Don't include pictures. Quote the lines below from the first through the line that contains "rounded corners=30pt, minimum".

------ Exercise material

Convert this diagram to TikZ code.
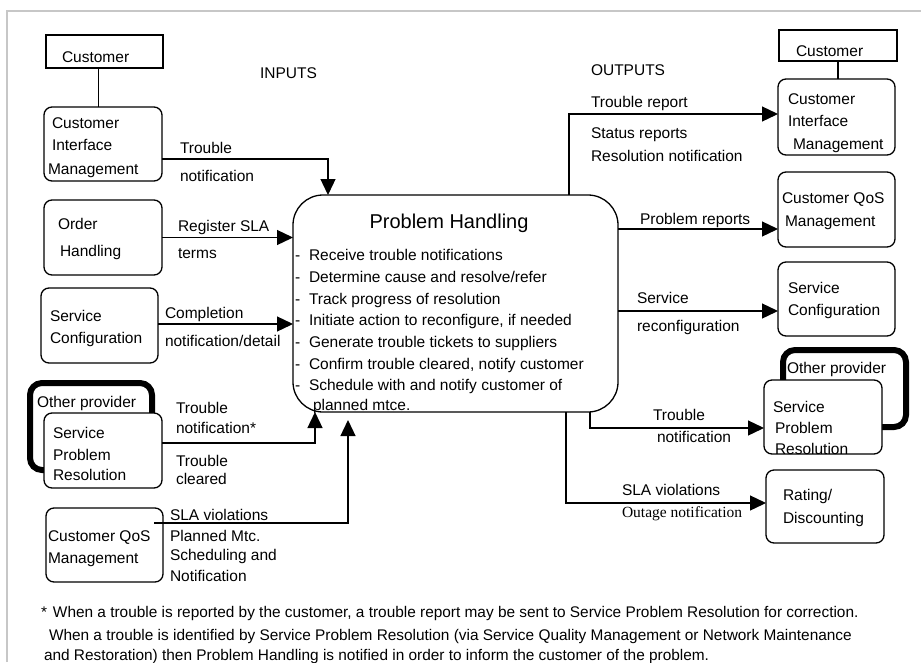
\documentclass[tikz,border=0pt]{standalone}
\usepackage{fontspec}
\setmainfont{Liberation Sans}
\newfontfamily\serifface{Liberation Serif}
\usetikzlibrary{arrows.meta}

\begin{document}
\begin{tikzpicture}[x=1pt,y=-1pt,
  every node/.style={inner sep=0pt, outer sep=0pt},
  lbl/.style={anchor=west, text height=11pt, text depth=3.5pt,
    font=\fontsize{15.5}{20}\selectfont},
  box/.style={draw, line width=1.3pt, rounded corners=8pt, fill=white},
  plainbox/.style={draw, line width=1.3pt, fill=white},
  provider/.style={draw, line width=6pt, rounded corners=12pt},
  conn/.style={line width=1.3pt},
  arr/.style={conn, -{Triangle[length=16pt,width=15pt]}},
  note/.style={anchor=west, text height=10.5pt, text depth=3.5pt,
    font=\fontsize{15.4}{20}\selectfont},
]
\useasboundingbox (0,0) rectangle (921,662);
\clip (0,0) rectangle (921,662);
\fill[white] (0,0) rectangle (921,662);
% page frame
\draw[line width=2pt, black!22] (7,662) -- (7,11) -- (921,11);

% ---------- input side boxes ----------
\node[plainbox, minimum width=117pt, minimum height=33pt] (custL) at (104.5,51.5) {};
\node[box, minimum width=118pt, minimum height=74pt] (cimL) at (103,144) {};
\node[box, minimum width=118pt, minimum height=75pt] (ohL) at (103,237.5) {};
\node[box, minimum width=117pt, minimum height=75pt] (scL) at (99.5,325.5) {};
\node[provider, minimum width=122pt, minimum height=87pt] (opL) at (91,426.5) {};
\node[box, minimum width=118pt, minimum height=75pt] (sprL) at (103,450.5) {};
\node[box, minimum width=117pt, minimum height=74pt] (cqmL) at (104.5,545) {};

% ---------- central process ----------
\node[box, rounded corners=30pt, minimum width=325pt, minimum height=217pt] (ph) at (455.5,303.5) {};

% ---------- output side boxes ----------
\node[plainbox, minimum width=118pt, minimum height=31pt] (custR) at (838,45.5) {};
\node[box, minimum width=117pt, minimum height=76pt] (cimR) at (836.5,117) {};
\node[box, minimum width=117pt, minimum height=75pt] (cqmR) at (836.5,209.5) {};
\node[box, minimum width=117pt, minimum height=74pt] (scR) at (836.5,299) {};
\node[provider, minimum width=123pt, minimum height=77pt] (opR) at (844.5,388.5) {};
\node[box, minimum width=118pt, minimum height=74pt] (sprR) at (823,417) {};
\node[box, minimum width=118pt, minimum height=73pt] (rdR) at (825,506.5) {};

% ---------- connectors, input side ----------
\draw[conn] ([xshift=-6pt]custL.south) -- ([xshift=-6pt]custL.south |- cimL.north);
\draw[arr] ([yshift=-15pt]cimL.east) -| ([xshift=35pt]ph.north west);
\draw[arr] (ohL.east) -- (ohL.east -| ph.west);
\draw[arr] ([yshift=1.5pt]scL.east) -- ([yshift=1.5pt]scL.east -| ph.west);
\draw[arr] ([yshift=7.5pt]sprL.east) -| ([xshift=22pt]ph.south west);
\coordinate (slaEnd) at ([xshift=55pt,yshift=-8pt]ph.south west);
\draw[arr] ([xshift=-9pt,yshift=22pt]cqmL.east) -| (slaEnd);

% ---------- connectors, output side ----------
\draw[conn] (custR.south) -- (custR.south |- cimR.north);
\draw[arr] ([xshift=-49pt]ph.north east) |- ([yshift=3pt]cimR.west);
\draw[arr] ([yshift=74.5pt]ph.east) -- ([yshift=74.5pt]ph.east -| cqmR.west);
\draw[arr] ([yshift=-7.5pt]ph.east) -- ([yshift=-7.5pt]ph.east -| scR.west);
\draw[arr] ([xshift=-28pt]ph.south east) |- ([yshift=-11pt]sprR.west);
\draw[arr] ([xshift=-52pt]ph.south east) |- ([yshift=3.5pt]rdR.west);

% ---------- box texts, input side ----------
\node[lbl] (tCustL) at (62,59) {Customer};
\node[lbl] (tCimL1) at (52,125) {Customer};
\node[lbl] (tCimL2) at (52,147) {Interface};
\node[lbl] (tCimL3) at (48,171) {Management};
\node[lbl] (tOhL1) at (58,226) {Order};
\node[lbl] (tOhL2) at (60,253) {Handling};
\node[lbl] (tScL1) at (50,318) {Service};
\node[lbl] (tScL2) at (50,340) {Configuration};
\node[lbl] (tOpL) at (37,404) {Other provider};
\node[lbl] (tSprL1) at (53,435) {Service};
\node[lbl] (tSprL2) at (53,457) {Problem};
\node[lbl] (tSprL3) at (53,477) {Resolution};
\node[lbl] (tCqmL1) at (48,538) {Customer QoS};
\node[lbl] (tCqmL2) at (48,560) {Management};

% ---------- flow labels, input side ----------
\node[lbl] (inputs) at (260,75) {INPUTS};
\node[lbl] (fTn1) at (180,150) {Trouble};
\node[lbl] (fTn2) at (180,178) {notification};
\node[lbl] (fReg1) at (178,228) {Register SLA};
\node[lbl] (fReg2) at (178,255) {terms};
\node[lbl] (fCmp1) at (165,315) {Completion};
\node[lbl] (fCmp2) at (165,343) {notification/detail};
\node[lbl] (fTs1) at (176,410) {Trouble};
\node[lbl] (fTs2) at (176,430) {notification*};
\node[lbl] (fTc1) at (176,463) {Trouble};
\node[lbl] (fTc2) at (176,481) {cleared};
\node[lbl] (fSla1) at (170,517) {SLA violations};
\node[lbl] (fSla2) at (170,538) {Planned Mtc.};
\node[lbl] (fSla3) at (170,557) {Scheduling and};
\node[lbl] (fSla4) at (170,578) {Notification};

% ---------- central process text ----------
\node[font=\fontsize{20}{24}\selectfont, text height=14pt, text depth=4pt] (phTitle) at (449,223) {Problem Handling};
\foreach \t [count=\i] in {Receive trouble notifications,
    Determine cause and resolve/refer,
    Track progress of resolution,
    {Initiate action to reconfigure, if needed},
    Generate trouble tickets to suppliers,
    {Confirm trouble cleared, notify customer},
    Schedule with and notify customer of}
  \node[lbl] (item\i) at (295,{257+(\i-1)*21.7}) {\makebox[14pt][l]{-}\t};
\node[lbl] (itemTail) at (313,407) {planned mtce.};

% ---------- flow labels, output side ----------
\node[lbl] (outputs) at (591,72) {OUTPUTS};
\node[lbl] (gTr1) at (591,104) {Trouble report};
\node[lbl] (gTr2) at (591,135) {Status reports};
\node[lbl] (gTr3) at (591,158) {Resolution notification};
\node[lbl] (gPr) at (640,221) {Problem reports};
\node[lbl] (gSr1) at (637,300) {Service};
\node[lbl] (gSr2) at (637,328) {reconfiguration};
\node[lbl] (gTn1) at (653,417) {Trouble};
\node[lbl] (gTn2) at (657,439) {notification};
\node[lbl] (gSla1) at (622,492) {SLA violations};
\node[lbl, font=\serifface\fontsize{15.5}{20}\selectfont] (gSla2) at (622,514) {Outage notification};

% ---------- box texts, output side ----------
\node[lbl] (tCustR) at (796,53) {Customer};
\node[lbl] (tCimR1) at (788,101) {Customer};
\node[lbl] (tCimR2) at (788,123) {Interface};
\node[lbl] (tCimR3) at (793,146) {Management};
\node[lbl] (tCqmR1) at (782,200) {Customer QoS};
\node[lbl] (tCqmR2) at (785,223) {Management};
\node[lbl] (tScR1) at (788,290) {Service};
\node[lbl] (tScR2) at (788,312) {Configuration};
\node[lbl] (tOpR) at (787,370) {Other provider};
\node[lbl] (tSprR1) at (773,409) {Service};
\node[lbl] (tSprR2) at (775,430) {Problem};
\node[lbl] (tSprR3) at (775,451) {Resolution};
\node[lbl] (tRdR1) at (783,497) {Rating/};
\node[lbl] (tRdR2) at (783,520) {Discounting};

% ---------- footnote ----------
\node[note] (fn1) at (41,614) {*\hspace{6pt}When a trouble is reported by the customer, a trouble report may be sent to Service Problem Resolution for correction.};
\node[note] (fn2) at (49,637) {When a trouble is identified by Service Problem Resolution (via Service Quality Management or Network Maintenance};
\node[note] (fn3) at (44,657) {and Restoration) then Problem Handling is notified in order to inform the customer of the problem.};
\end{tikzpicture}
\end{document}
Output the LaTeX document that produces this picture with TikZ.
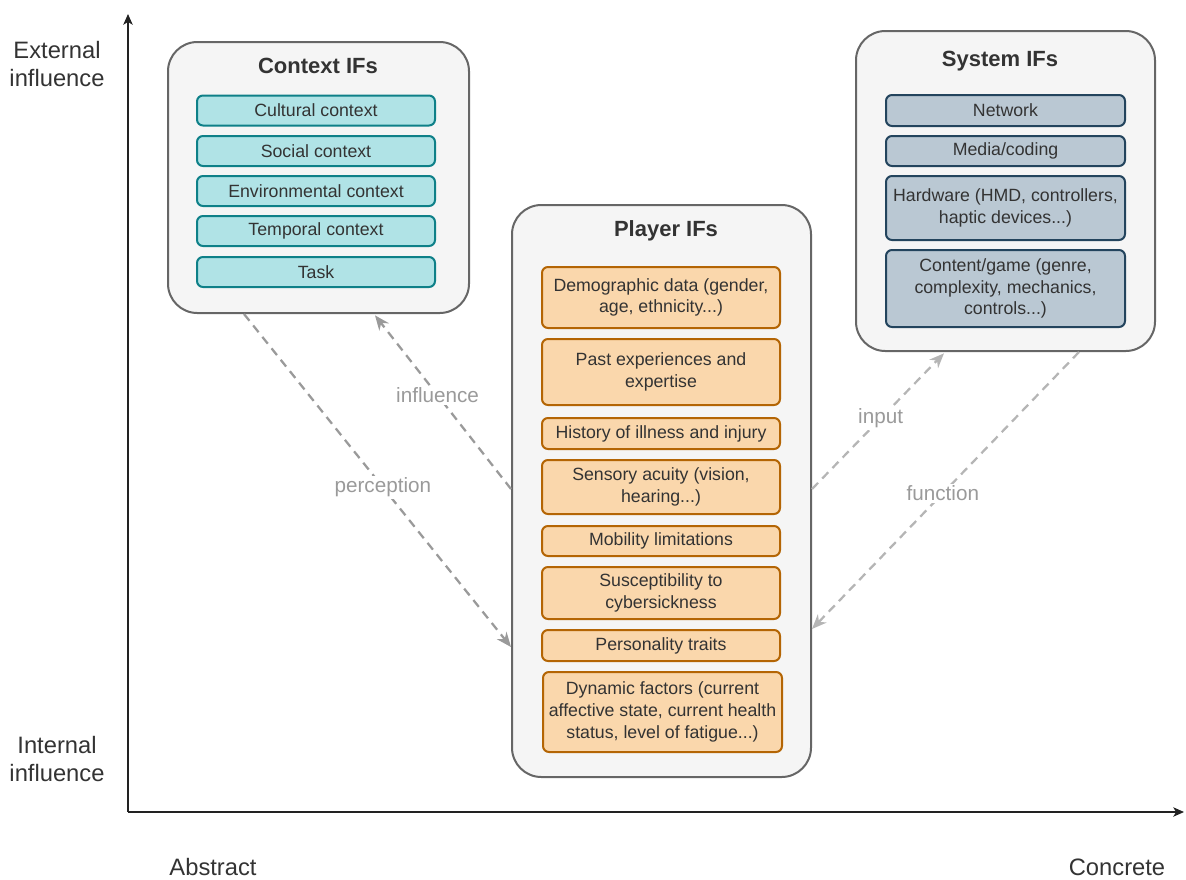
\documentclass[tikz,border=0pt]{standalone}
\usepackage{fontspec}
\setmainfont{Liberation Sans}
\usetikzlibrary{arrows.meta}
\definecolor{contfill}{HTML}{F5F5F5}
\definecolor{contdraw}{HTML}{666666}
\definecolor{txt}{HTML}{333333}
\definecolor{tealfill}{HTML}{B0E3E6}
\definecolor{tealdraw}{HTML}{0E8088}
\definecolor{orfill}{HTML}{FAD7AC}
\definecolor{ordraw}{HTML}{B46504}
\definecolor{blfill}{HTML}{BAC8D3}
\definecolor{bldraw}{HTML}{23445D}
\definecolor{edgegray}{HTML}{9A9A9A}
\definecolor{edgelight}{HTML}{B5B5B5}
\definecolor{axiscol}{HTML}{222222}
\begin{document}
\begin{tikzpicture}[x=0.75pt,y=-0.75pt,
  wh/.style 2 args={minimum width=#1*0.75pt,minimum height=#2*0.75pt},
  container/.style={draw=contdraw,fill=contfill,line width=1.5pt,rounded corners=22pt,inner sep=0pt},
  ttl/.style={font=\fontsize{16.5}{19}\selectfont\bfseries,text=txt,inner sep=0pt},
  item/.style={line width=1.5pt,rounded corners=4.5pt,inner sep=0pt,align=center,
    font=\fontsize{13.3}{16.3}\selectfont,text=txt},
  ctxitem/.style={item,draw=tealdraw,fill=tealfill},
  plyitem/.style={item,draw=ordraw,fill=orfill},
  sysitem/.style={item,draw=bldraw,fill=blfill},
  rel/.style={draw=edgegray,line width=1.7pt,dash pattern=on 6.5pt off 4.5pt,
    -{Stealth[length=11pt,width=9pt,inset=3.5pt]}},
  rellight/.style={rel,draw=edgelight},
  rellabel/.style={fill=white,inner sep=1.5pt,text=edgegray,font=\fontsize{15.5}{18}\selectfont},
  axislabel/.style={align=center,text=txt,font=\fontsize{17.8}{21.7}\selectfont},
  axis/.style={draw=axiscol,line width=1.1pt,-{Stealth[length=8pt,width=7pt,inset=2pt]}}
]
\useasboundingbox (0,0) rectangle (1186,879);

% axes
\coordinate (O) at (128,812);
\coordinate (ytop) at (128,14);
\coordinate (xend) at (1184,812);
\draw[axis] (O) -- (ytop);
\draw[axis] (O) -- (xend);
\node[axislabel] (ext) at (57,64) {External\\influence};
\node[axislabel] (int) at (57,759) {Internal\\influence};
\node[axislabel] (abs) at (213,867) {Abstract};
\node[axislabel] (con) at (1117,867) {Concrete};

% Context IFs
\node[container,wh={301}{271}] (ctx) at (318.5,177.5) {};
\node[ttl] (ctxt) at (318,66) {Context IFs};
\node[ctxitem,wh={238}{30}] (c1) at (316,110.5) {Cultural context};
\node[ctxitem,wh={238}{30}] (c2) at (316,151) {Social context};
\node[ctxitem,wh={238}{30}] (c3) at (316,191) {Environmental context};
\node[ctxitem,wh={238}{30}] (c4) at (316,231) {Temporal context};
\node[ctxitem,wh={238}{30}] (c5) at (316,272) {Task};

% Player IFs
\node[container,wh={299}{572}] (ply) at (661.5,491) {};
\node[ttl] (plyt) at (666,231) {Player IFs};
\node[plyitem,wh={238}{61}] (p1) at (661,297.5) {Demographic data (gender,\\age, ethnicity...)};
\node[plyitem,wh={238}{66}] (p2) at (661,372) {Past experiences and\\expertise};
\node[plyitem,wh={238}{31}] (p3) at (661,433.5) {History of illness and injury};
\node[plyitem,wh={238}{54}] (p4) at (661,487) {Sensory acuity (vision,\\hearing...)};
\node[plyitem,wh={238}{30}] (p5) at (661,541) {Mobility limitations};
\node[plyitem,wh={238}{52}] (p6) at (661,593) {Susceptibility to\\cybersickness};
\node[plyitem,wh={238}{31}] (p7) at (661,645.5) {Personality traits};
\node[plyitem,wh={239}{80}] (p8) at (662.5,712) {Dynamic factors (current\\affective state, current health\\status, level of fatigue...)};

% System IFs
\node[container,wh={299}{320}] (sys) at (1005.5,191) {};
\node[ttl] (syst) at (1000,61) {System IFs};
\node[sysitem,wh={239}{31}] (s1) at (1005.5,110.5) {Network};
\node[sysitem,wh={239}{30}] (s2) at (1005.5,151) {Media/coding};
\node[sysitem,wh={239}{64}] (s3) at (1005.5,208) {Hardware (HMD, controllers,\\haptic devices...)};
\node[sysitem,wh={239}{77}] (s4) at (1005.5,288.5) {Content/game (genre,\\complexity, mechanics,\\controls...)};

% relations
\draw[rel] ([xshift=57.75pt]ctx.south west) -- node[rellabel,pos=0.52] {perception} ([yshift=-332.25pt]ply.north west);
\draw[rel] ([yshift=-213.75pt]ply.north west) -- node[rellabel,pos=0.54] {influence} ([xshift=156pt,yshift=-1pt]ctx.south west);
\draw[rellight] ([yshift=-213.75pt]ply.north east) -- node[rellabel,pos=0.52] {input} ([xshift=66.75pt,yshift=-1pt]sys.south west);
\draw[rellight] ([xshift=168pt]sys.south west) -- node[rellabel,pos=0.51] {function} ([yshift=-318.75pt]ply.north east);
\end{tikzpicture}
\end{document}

------------

» Output below:
Convert this diagram to TikZ code.
\documentclass[tikz,border=0pt]{standalone}
\usepackage{fontspec}
\setmainfont{Liberation Sans}
\newfontfamily\serifface{Liberation Serif}
\usetikzlibrary{arrows.meta}

\begin{document}
\begin{tikzpicture}[x=1pt,y=-1pt,
  every node/.style={inner sep=0pt, outer sep=0pt},
  lbl/.style={anchor=west, text height=11pt, text depth=3.5pt,
    font=\fontsize{15.5}{20}\selectfont},
  box/.style={draw, line width=1.3pt, rounded corners=8pt, fill=white},
  plainbox/.style={draw, line width=1.3pt, fill=white},
  provider/.style={draw, line width=6pt, rounded corners=12pt},
  conn/.style={line width=1.3pt},
  arr/.style={conn, -{Triangle[length=16pt,width=15pt]}},
  note/.style={anchor=west, text height=10.5pt, text depth=3.5pt,
    font=\fontsize{15.4}{20}\selectfont},
]
\useasboundingbox (0,0) rectangle (921,662);
\clip (0,0) rectangle (921,662);
\fill[white] (0,0) rectangle (921,662);
% page frame
\draw[line width=2pt, black!22] (7,662) -- (7,11) -- (921,11);

% ---------- input side boxes ----------
\node[plainbox, minimum width=117pt, minimum height=33pt] (custL) at (104.5,51.5) {};
\node[box, minimum width=118pt, minimum height=74pt] (cimL) at (103,144) {};
\node[box, minimum width=118pt, minimum height=75pt] (ohL) at (103,237.5) {};
\node[box, minimum width=117pt, minimum height=75pt] (scL) at (99.5,325.5) {};
\node[provider, minimum width=122pt, minimum height=87pt] (opL) at (91,426.5) {};
\node[box, minimum width=118pt, minimum height=75pt] (sprL) at (103,450.5) {};
\node[box, minimum width=117pt, minimum height=74pt] (cqmL) at (104.5,545) {};

% ---------- central process ----------
\node[box, rounded corners=30pt, minimum width=325pt, minimum height=217pt] (ph) at (455.5,303.5) {};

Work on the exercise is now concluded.